世界文化遺産のゴレ島は奴隷の歴史を知る上で貴重な場所でもある。そして、最後に訪れた博物館は著名な学者Cheikh Anta Diopが作ったという。そこには、セネガルを中心とするすばらしい民族的資料が詰まっている。

一方、ガンビアはツーリズムが非常に洗練されており、イギリス的な面が多く出ている。とくに、通いつづけたマカスツの森(聖なる森)は、イギリス人の James とLowrence が最初に森の保護の為、森を買い取り、バックパッカーのキャンプから始め、ガンビアの地元住民と働き、森を手入れし、貴重な生態系が残る森として、今やエコーツーリズムの拠点となっている。
ちなみに、この森を中心に100種もの職業が生まれており、地元にとって重要な経済の拠点にもなっている。実際にそこを訪れると、実にのんびりと気持ち良く過ごせる。森を案内する若いガイド達も、実に誠実で森に関しての知識も豊富である。我々の訪問の意図をくみ取り、ずいぶんと協力をしてくれた。
現在建設中のロッジができれば、より快適に森の朝や夜を体験することができる。日本人でこういうことに興味ある人には是非訪れてほしい場所の一つである。

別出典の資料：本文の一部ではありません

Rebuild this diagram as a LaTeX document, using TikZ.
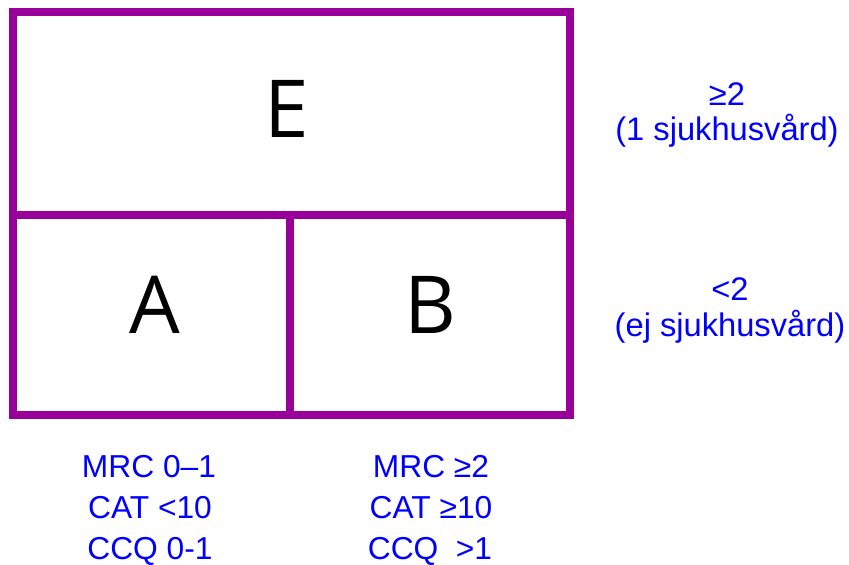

ガンビア川の島にはチンパンジーの孤児を森に返すプロジェクトの拠点などもあるらしい。ガンビア川を遡るツアーは是非体験したい物でもある。

今回のスタッフ紹介

岡田晴夫(セネガル名 MODOU OKADA)
録音の虫だが、今回一眼レフの鬼にも。ナショナル・ジオグラフィック誌のデジタル写真部門で、ブラジルバムでの写真が入賞。むろん録音はプロ。ビール好き。ガゼルビールのファン。

セネガルガイド・通訳:ADAM(アダム)
イタリアの大学でツーリズムを勉強したインテリ。フランス語・英語・イタリア語・スペイン語、そしてドイツ語を少々。地元のウォロフ語含め、数部族の言葉を話す。セネガルの文化・歴史に非常に詳しい。我々の先生。

運転手:ケーベ
恐い顔をしているが、やさしくて温和。ドライブはうまい。が、変な運転をするドライバーには怒る、ウォロフ語で怒るので解からないが....。今回、岡田の友人となる。

ガンビアガイド・通訳:Sheriff
一見普通の若人だが、大学でケミカルなどを勉強。その後、学校の先生をしていた。が、自然と鳥が好きでガイド業に転向。今回、鳥にとても詳しいことがわかった。電話好き。ガンビアツアー一番の働き手? ねむそう。

ガイド補佐:モビー(Mobby)
19歳くらい? 若い。1日しか付き合わなかった、若いが文化歴史などいろいろなことを良く知っていた。その内、優秀なガイドになるだろう。とてもノリがよい。

マカスツの森のガイド:Abdoulie Njie
かっこいい、長身でスリム。森の生態系に詳しい。非常に丁寧にガイドしてくれる。プロのガイド。

Kolley
若い森のガイド、やはり生態系に詳しく。いろいろ説明してくれる。口調はまだ説明的だが、非常に熱心。カフェの手伝いもする働き者。良い森のガイドになるだろう。

川崎義博(サウンドバム代表)
どこに行っても、すぐ地元になじむ。プロトマレーの顔つき。森に入ると目が輝き出す。